01. Autonomous research agents

Long-running agents that ingest papers, maintain hypotheses in core memory, and archive sources. The explicit memory model is essential when an agent runs for hours — you need to audit what it "learned".

02. Personal assistant copilots

Assistants that build up model of their user over weeks. Letta’s persistent Postgres state means restarts, migrations, and infra changes don’t wipe the relationship.

03. Multi-agent supervision

Supervisor agent reads shared memory blocks written by worker agents. The shared-block model is cleaner than message-passing for coordination scenarios.

价格与许可

Letta OSS: Apache 2.0 — self-host via docker-compose with Postgres. No license cost. You pay for your own LLM and embedding API keys.

Letta Cloud: Hosted service with the ADE and managed Postgres. Usage-based pricing per active agent. See letta.com/pricing.

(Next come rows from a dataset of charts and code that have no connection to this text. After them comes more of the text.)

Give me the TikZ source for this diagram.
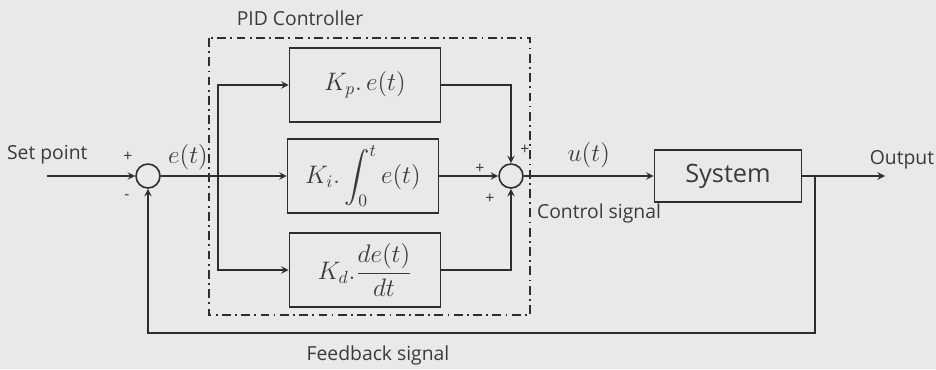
\documentclass[tikz,border=0pt]{standalone}
\usepackage{amsmath}
\usepackage{fontspec}
\setmainfont{Open Sans}
\usetikzlibrary{positioning,arrows}
\definecolor{bg}{HTML}{E9E9E9}
\definecolor{line}{HTML}{2E2E2E}
\definecolor{txt}{HTML}{3A3A3A}

\begin{document}
\begin{tikzpicture}[x=0.02cm,y=-0.02cm,
  blk/.style={rectangle,draw=line,line width=0.9pt,minimum width=3.02cm,minimum height=1.48cm,inner sep=0pt,text=txt,font=\Large},
  sumnode/.style={circle,draw=line,line width=0.9pt,minimum size=0.48cm,inner sep=0pt},
  sig/.style={->,>=stealth,line width=0.9pt,draw=line},
  lab/.style={font=\fontsize{11}{13}\selectfont,text=txt,inner sep=1pt},
  sgn/.style={font=\small,text=txt,inner sep=0pt},
]
\fill[bg] (0,0) rectangle (936,369);
\useasboundingbox (0,0) rectangle (936,369);

% PID frame
\draw[line,line width=1pt,dash pattern=on 5pt off 2.5pt on 1pt off 2.5pt] (209,38) rectangle (530,315);
\node[lab] (pidlab) at (300,18) {PID Controller};

% Summing junctions
\node[sumnode] (sum1) at (148,176) {};
\node[sumnode] (sum2) at (511,176) {};

% P, I, D terms
\node[blk] (kp) at (365,85) {$K_p.\,e(t)$};
\node[blk] (ki) at (363,176) {$K_i.\displaystyle\int_0^t e(t)$};
\node[blk] (kd) at (365,270) {$K_d.\dfrac{de(t)}{dt}$};

% Plant
\node[blk,minimum width=2.94cm,minimum height=1.04cm] (sys) at (728,176) {System};

% Input side
\coordinate (spin) at (47,176);
\node[lab,anchor=south west] (splab) at (5,166) {Set point};
\draw[sig] (spin) -- (sum1);
\node[sgn] (p1) at (128,157) {+};
\node[sgn] (m1) at (127,197) {-};
\node[font=\Large,text=txt] (elab) at (188,157) {$e(t)$};

% Branches to the three terms
\coordinate (br) at (218,176);
\draw[sig] (sum1) -- (ki);
\draw[sig] (br) |- (kp);
\draw[sig] (br) |- (kd);

% Into the second junction
\draw[sig] (kp) -| (sum2);
\draw[sig] (ki) -- (sum2);
\draw[sig] (kd) -| (sum2);
\node[sgn] (p2) at (525,150) {+};
\node[sgn] (p3) at (480,169) {+};
\node[sgn] (p4) at (490,199) {+};

% Control signal
\draw[sig] (sum2) -- (sys) node[midway,above=1pt,font=\Large,text=txt] (ulab) {$u(t)$};
\node[lab,anchor=west] (ctl) at (535,213) {Control signal};

% Output and feedback
\coordinate (out) at (885,176);
\coordinate (tap) at (815,176);
\coordinate (fb) at (815,333);
\draw[sig] (sys) -- (out);
\node[lab] (outlab) at (902,160) {Output};
\draw[sig] (tap) -- (fb) -| (sum1);
\node[lab] (fblab) at (378,355) {Feedback signal};
\end{tikzpicture}
\end{document}
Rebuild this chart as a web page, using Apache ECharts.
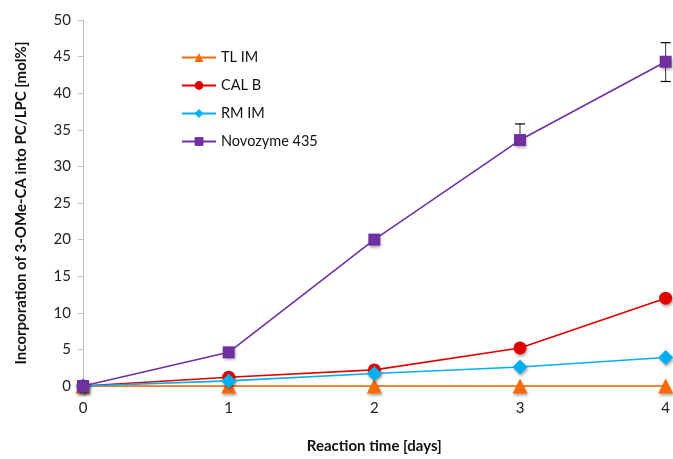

Cost model: Letta adds tool-call overhead. Budget ~2-3x the token cost of a stateless chat API for equivalent work, offset by not needing a separate context-stuffing pipeline.

常见问题

Letta vs MemGPT — what is the relationship?+

MemGPT is the 2023 research paper (UC Berkeley) that introduced paged agent memory. Letta is the company and production-grade open-source framework built on those ideas. If you looked at memgpt.ai in 2023 and are wondering where the project went — you’re looking for Letta now.

Do I have to self-host Postgres?+

For self-host, yes — Letta needs a Postgres instance. docker-compose handles it locally; in production use RDS/Supabase/Neon. If you don’t want to manage Postgres, Letta Cloud handles it for you.

Can Letta agents call external APIs?+

Yes. Tools are regular Python functions. Register them via client.tools.create(source_code=...) and the agent can call your custom tools alongside its memory tools. Common patterns: web search, database lookups, Slack posts.

What LLMs work with Letta?+

OpenAI, Anthropic Claude, Google Gemini, Groq, Ollama, and any OpenAI-compatible endpoint (including vLLM and LM Studio). Configure per-agent via the model field — you can mix (e.g., cheap model for memory ops, Claude for the primary response).

When is Letta overkill?+

Simple chatbots with 10-turn sessions, or RAG systems where the knowledge lives in documents not conversation history. In those cases mem0 or Zep get you 80% of the way with 30% of the infrastructure.